__REQUIREMENTS__.
Copy out all the lines in the records that include the word "this".

__RECORD SET__.
________________________________________
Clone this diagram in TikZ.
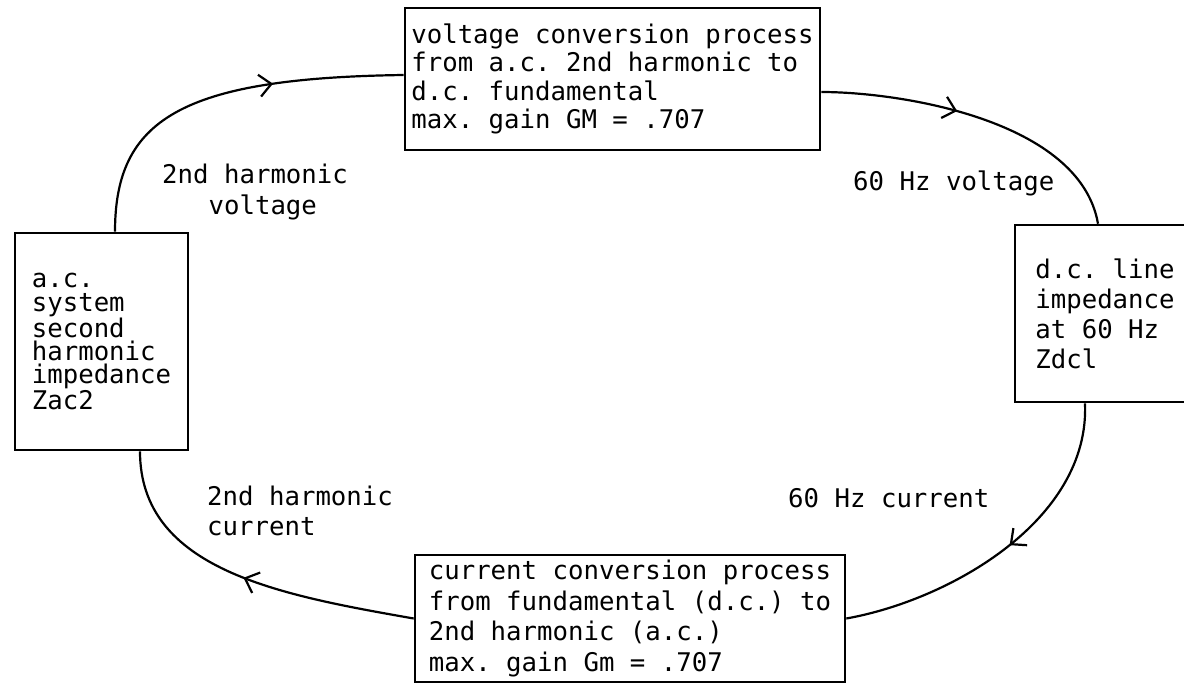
________________________________________
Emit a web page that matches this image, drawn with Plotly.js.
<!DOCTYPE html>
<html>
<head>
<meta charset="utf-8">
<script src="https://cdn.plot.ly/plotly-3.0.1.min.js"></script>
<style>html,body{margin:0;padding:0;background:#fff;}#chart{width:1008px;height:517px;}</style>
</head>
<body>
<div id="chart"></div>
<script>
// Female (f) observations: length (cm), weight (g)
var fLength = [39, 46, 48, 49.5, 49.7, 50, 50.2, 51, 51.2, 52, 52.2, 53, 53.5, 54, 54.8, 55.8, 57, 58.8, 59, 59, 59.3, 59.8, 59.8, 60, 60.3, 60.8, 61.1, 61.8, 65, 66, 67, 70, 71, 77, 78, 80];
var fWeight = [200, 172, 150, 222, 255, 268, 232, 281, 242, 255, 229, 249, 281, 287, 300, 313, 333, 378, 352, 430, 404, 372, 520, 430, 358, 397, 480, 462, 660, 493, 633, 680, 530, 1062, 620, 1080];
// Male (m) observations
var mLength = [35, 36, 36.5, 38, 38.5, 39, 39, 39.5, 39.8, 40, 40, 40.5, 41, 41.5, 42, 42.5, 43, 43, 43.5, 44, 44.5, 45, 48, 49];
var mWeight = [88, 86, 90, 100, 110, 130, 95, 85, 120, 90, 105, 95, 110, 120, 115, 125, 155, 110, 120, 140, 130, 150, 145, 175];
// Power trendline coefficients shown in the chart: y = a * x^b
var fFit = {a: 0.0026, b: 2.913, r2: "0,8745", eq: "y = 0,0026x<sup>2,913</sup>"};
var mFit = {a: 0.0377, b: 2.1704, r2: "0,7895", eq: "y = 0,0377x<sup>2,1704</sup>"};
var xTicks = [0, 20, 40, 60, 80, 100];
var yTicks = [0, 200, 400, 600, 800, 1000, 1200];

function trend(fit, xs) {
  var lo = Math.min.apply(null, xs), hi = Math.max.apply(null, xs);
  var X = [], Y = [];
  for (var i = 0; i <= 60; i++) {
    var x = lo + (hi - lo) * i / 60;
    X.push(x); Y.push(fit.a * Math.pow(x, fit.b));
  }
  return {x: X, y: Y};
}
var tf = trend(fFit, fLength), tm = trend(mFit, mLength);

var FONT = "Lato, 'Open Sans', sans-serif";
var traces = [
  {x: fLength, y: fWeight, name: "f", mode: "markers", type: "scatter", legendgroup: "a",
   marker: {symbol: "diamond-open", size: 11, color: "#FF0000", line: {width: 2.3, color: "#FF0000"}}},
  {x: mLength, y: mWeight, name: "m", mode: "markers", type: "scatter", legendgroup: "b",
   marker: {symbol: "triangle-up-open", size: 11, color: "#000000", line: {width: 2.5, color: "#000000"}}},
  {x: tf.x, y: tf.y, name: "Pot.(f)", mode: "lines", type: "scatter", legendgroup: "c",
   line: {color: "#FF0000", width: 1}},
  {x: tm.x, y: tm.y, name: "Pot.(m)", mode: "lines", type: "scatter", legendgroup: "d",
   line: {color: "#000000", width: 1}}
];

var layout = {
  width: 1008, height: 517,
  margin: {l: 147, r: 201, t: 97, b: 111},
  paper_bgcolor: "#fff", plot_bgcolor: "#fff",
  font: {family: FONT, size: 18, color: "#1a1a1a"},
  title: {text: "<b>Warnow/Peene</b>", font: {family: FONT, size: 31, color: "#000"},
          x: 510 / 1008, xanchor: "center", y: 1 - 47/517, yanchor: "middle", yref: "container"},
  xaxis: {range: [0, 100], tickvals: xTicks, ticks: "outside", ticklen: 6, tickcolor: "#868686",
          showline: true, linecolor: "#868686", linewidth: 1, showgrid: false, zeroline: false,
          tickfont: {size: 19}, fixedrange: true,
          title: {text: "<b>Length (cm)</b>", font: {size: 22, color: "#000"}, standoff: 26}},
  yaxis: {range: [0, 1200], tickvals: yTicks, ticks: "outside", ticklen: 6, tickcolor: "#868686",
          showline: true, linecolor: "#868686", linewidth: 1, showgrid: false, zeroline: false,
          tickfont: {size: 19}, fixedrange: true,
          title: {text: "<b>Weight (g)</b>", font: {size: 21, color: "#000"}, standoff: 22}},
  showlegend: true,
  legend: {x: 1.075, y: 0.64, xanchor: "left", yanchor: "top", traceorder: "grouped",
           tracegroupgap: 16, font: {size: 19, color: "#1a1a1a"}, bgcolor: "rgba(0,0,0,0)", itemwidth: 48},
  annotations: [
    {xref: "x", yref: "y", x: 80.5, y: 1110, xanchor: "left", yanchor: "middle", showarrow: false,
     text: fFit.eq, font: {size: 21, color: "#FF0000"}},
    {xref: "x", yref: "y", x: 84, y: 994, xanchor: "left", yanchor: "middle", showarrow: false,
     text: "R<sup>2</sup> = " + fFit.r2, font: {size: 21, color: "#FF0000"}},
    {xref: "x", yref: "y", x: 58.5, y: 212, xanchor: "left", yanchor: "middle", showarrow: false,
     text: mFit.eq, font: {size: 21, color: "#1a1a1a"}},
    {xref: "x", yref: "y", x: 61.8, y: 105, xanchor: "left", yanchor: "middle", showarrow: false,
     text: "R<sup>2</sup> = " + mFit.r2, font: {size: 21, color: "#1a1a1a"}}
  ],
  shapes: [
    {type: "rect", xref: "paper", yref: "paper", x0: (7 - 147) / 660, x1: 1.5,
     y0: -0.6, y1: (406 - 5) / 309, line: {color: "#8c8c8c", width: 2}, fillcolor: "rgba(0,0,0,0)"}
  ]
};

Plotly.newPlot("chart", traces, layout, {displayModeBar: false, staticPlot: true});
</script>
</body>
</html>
________________________________________
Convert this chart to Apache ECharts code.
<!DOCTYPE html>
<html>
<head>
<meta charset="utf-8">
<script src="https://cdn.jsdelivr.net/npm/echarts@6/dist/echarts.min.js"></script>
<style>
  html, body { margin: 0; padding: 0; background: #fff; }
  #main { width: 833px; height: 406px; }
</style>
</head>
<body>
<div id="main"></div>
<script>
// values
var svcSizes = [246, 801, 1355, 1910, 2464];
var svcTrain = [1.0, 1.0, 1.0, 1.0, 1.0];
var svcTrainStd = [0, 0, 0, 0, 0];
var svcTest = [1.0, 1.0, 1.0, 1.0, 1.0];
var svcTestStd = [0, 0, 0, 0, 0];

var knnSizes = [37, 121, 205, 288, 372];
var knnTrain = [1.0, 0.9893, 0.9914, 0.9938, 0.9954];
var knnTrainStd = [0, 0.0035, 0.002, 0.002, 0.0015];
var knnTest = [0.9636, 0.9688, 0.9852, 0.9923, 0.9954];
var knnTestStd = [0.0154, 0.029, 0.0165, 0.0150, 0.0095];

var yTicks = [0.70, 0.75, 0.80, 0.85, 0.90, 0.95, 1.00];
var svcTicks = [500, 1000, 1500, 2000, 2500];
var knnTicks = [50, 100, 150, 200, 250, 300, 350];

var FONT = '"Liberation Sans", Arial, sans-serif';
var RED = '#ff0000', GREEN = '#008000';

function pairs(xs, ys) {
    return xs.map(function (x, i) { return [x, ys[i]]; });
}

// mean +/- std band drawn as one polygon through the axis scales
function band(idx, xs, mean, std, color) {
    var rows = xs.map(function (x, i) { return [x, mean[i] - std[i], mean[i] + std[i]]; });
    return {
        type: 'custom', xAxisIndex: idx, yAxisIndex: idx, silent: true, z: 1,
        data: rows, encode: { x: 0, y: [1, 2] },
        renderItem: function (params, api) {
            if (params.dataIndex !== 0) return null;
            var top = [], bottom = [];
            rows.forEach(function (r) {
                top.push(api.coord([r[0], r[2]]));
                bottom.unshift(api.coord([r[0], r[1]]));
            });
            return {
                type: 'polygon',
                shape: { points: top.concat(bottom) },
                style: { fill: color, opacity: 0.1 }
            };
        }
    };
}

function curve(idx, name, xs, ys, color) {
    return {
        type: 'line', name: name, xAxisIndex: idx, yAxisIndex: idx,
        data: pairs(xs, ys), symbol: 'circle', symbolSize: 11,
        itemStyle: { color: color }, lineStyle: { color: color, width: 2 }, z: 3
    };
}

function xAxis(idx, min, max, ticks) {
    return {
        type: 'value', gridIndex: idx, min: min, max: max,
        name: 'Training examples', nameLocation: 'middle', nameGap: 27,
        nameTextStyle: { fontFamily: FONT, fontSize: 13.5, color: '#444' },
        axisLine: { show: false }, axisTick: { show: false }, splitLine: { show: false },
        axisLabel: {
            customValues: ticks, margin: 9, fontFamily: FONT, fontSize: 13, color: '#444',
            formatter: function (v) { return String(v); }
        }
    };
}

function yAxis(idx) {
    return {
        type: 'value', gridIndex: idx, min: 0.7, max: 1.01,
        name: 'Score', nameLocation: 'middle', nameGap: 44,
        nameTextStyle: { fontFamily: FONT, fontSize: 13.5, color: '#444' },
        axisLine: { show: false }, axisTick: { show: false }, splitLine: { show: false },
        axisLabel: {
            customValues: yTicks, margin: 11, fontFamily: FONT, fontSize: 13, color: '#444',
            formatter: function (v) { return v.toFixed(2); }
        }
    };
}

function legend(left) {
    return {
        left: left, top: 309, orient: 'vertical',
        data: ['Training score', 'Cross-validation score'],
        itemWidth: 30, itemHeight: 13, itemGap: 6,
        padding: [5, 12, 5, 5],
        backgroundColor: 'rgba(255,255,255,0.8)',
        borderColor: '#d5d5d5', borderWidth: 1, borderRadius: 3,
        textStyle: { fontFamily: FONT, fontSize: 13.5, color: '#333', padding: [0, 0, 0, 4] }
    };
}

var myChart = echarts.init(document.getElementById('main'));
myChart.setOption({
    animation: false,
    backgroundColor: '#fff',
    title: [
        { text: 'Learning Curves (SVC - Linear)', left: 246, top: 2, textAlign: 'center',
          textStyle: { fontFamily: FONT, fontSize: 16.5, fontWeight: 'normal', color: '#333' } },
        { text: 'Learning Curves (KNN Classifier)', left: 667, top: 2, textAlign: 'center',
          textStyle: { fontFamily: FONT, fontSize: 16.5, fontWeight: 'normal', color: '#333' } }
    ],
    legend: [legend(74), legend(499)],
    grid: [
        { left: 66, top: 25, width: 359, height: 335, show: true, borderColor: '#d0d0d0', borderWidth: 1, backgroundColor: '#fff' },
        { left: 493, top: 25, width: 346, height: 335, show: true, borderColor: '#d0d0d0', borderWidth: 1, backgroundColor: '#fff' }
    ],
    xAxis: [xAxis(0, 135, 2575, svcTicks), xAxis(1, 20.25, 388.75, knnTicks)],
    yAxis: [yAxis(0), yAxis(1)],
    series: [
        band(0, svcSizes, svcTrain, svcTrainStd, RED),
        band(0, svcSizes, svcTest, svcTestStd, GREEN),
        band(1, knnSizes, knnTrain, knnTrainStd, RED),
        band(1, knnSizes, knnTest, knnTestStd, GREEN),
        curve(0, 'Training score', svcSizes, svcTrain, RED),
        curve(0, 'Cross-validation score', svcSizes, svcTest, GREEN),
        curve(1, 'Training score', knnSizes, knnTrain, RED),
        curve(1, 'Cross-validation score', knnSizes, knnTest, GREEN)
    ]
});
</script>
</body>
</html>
________________________________________
__CORRECT ANSWER__.
Clone this diagram in TikZ.
Emit a web page that matches this image, drawn with Plotly.js.
Convert this chart to Apache ECharts code.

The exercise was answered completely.